Your description of Kevin and Winnie is very well put. I think that the argument can actually be made that there may be a similar dynamic in the music video (though not the song itself absent the video). Next door neighbors where one grows up to be a star and the other grows up to be weird.

Kev & Winnie have a few period of being together, but their human foibles and circumstances prevent them from ending up together. A product of two people without much of any foundation and the problems that *always* occur when one is in far deeper than the other.

Drew and Kate don't end up together, but mostly because the actress for Kate leaves the show. They replace her with a new character named Kellie, who kinda takes up where Kate left off (the characters are pretty different, but I wouldn't be surprised if the original storyboards were written for Kate). Drew and Kellie end up together.

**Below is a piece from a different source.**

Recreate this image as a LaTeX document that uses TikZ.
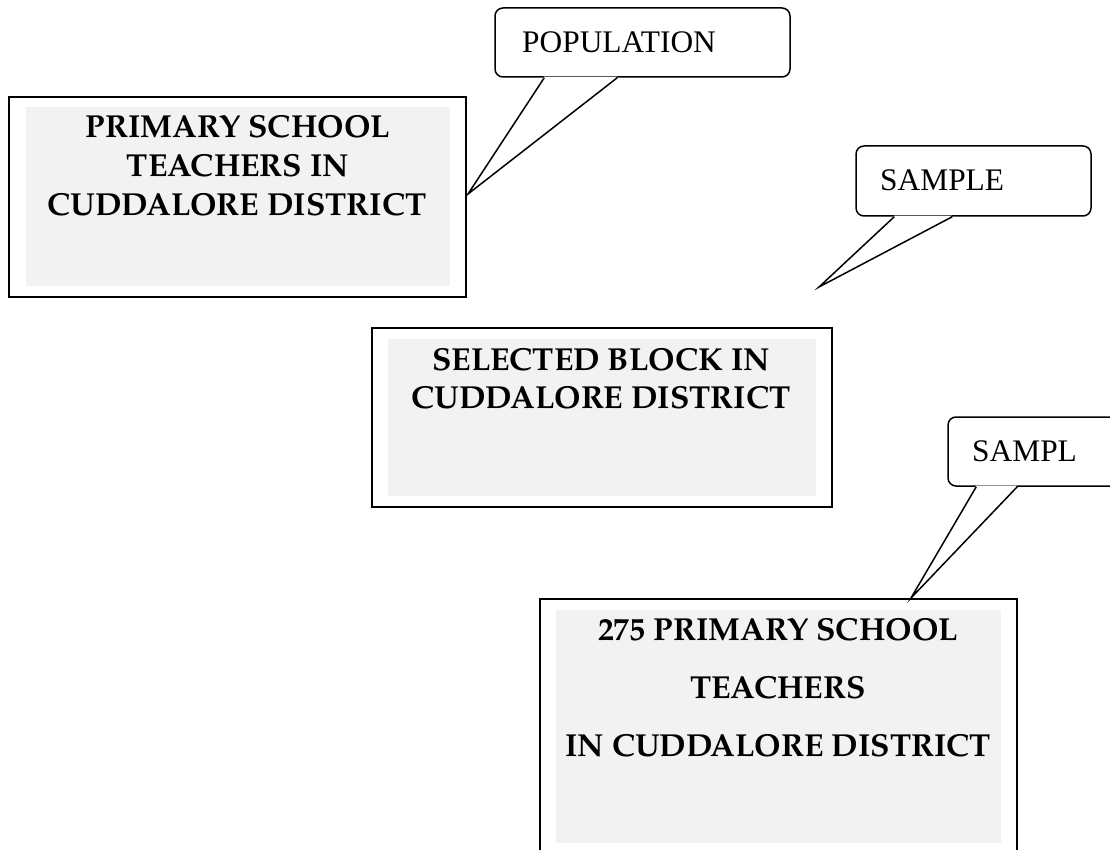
\documentclass[tikz,border=0pt]{standalone}
\usepackage{fontspec}
\setmainfont{Liberation Serif}
\newfontfamily\boxfont{texgyrepagella}[Extension=.otf, UprightFont=*-regular, BoldFont=*-bold]
\usetikzlibrary{calc}
\definecolor{panel}{HTML}{F2F2F2}

\tikzset{
  frame/.style={draw=black, line width=2pt, fill=white, inner sep=0pt, rectangle},
  shade/.style={fill=panel, draw=none, inner sep=0pt, rectangle},
  boxtext/.style={anchor=base, inner sep=0pt, font=\boxfont\bfseries\fontsize{31.8}{38}\selectfont},
  bubble/.style={draw=black, line width=1.5pt, fill=white, rounded corners=8pt, inner sep=0pt, rectangle},
  bubbletext/.style={anchor=base west, inner sep=0pt, font=\fontsize{31.4}{36}\selectfont},
  tail/.style={draw=black, line width=1.5pt, line join=miter}
}

\begin{document}
\begin{tikzpicture}[x=1pt, y=-1pt]
\useasboundingbox (0,0) rectangle (1110,850);
\clip (0,0) rectangle (1110,850);

% population frame
\node[frame, minimum width=457pt, minimum height=200pt] (pop) at (237.5,197) {};
\node[shade, minimum width=424pt, minimum height=179pt] (popbg) at (238,196.5) {};
\node[boxtext] (pop1) at (238,138) {PRIMARY SCHOOL};
\node[boxtext] (pop2) at (238,177) {TEACHERS IN};
\node[boxtext] (pop3) at (237,216) {CUDDALORE DISTRICT};

% selected block frame
\node[frame, minimum width=460pt, minimum height=179pt] (blk) at (602,417.5) {};
\node[shade, minimum width=428pt, minimum height=157pt] (blkbg) at (602,417.5) {};
\node[boxtext] (blk1) at (601,370) {SELECTED BLOCK IN};
\node[boxtext] (blk2) at (601,408) {CUDDALORE DISTRICT};

% teacher sample frame
\node[frame, minimum width=477pt, minimum height=300pt] (smp) at (778.5,749) {};
\node[shade, minimum width=445pt, minimum height=233pt] (smpbg) at (778.5,726.5) {};
\node[boxtext] (smp1) at (778,640) {275 PRIMARY SCHOOL};
\node[boxtext] (smp2) at (778,698) {TEACHERS};
\node[boxtext] (smp3) at (778,756) {IN CUDDALORE DISTRICT};

% callout: POPULATION
\node[bubble, minimum width=295pt, minimum height=69pt] (cpop) at (642.5,42.5) {};
\node[bubbletext] (cpoptext) at (522,53) {POPULATION};
\coordinate (cpoptip) at ($(pop.east)+(1,-3)$);
\fill[white] ($(cpop.south west)+(50,-1.2)$) -- (cpoptip) -- ($(cpop.south west)+(123,-1.2)$) -- cycle;
\draw[tail] ($(cpop.south west)+(50,0)$) -- (cpoptip) -- ($(cpop.south west)+(123,0)$);

% callout: SAMPLE
\node[bubble, minimum width=235pt, minimum height=70pt] (csmp) at (973.5,181) {};
\node[bubbletext] (csmptext) at (880,191) {SAMPLE};
\coordinate (csmptip) at (819,287);
\fill[white] ($(csmp.south west)+(39,-1.2)$) -- (csmptip) -- ($(csmp.south west)+(97,-1.2)$) -- cycle;
\draw[tail] ($(csmp.south west)+(39,0)$) -- (csmptip) -- ($(csmp.south west)+(97,0)$);

% callout: SAMPL
\node[bubble, minimum width=177pt, minimum height=69pt] (csml) at (1036.5,451.5) {};
\node[bubbletext] (csmltext) at (972,461) {SAMPL};
\coordinate (csmltip) at ($(smp.north west)+(372,0)$);
\fill[white] ($(csml.south west)+(29,-1.2)$) -- (csmltip) -- ($(csml.south west)+(70,-1.2)$) -- cycle;
\draw[tail] ($(csml.south west)+(29,0)$) -- (csmltip) -- ($(csml.south west)+(70,0)$);
\end{tikzpicture}
\end{document}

Hewitt and Embry end up together in Can't Hardly Wait.

knightblaster said...

Phi --

That's true, in terms of being able to use alpha projection Game in HS. As you say the more generalized social skills could still be put to good use. Game itself will be more useful in college (especially if he attends a large state school where there is a lot of practical anonymity) and post-college. But if he learns it earlier, he will at least (1) have a realistic view of women and (2) have more practice at it for when it becomes much more deployable as he ages into and beyond college.